*DATASET*

-- begin --

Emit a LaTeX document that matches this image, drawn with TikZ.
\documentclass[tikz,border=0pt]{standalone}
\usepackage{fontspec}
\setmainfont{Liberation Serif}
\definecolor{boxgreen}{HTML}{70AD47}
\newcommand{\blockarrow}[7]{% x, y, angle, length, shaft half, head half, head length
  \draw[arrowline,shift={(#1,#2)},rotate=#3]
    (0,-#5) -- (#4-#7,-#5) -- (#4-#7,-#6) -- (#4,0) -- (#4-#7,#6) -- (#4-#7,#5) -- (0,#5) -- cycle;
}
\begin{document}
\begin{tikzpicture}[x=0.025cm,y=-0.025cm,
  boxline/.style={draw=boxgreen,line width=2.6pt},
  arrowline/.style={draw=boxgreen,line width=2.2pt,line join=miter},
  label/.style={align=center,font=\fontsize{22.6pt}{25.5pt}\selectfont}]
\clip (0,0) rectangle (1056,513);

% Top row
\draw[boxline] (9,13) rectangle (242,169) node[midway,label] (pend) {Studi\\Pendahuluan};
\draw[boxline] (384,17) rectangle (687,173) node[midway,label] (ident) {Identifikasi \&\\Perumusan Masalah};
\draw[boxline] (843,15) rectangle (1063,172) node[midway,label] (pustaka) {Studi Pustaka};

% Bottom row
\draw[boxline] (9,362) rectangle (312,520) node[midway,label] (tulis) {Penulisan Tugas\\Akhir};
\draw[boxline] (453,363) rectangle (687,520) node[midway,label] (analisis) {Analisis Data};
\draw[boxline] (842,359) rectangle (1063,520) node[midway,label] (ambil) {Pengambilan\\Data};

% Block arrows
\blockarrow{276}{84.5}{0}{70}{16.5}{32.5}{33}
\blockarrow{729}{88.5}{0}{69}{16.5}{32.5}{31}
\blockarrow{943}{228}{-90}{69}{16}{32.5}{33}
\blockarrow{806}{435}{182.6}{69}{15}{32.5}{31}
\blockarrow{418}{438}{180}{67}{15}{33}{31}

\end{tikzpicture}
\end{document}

-- end --
-- begin --

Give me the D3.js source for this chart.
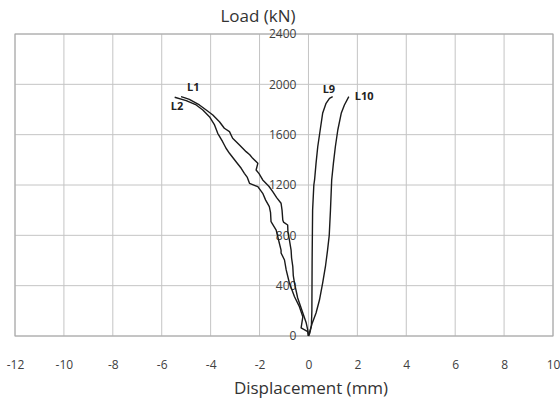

-- end --
-- begin --

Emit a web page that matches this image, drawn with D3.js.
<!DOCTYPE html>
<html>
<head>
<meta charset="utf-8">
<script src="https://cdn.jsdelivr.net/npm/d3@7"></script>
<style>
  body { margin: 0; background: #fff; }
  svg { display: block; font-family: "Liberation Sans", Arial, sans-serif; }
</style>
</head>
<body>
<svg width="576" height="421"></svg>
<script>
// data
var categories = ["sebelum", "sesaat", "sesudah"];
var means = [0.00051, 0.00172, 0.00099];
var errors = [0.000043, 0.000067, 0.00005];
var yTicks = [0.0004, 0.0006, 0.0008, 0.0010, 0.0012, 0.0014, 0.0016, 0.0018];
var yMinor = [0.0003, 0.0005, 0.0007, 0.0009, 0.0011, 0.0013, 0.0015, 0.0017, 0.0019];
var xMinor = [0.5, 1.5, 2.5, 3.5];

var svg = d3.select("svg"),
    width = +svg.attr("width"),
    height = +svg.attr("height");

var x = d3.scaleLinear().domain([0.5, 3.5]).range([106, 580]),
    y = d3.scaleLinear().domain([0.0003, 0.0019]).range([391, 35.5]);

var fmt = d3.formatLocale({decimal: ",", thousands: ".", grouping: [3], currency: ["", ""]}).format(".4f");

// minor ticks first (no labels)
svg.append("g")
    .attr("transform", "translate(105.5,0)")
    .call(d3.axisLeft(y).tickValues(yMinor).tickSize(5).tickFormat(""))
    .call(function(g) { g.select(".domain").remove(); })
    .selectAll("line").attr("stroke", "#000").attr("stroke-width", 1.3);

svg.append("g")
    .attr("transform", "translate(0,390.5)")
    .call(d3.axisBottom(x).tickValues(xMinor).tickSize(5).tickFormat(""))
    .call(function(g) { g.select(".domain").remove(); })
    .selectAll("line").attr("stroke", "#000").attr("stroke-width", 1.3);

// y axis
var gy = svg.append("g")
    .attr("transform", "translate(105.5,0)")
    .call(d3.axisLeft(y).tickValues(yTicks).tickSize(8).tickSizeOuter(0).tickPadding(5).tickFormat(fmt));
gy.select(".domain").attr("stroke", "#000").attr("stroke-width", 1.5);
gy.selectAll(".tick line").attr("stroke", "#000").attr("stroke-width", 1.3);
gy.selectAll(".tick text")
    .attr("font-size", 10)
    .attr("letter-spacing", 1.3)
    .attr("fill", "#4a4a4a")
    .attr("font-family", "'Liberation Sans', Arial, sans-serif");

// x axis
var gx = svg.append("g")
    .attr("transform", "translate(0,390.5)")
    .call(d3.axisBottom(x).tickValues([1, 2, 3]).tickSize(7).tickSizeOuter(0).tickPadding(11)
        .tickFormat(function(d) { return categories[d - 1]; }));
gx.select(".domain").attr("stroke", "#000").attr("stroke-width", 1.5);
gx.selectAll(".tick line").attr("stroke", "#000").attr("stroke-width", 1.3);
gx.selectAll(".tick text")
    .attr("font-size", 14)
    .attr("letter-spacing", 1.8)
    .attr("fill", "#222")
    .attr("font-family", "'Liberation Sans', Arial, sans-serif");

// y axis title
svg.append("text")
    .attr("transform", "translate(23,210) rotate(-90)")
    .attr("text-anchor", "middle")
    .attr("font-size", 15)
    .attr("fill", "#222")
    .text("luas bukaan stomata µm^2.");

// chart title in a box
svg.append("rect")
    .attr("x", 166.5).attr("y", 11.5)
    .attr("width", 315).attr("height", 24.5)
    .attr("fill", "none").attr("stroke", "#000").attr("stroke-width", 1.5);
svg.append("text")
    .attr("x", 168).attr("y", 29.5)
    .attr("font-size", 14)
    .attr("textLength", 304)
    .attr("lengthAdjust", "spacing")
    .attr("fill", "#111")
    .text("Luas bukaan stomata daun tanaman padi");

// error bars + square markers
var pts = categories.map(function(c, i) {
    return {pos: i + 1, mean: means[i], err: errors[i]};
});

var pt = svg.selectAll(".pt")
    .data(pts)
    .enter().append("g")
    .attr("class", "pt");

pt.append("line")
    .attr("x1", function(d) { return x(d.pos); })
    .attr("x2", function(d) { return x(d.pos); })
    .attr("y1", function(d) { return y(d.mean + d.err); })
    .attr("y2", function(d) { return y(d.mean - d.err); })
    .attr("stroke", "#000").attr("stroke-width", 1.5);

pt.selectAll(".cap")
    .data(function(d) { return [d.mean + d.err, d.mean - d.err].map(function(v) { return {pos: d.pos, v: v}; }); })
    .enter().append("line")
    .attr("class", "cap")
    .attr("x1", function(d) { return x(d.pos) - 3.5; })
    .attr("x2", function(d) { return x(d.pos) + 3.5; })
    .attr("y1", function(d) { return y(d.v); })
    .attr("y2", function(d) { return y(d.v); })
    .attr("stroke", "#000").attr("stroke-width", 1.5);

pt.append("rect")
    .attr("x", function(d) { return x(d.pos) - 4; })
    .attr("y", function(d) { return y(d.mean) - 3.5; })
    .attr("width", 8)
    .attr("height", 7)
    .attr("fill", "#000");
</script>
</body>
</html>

-- end --

*THE EXERCISE*
Within the listing above, extract exactly the lines from the line with "Emit a LaTeX" to the line with "(842,359) rectangle (1063,520)", the two named lines included, and no others.

*WRITTEN SOLUTION*
Emit a LaTeX document that matches this image, drawn with TikZ.
\documentclass[tikz,border=0pt]{standalone}
\usepackage{fontspec}
\setmainfont{Liberation Serif}
\definecolor{boxgreen}{HTML}{70AD47}
\newcommand{\blockarrow}[7]{% x, y, angle, length, shaft half, head half, head length
  \draw[arrowline,shift={(#1,#2)},rotate=#3]
    (0,-#5) -- (#4-#7,-#5) -- (#4-#7,-#6) -- (#4,0) -- (#4-#7,#6) -- (#4-#7,#5) -- (0,#5) -- cycle;
}
\begin{document}
\begin{tikzpicture}[x=0.025cm,y=-0.025cm,
  boxline/.style={draw=boxgreen,line width=2.6pt},
  arrowline/.style={draw=boxgreen,line width=2.2pt,line join=miter},
  label/.style={align=center,font=\fontsize{22.6pt}{25.5pt}\selectfont}]
\clip (0,0) rectangle (1056,513);

% Top row
\draw[boxline] (9,13) rectangle (242,169) node[midway,label] (pend) {Studi\\Pendahuluan};
\draw[boxline] (384,17) rectangle (687,173) node[midway,label] (ident) {Identifikasi \&\\Perumusan Masalah};
\draw[boxline] (843,15) rectangle (1063,172) node[midway,label] (pustaka) {Studi Pustaka};

% Bottom row
\draw[boxline] (9,362) rectangle (312,520) node[midway,label] (tulis) {Penulisan Tugas\\Akhir};
\draw[boxline] (453,363) rectangle (687,520) node[midway,label] (analisis) {Analisis Data};
\draw[boxline] (842,359) rectangle (1063,520) node[midway,label] (ambil) {Pengambilan\\Data};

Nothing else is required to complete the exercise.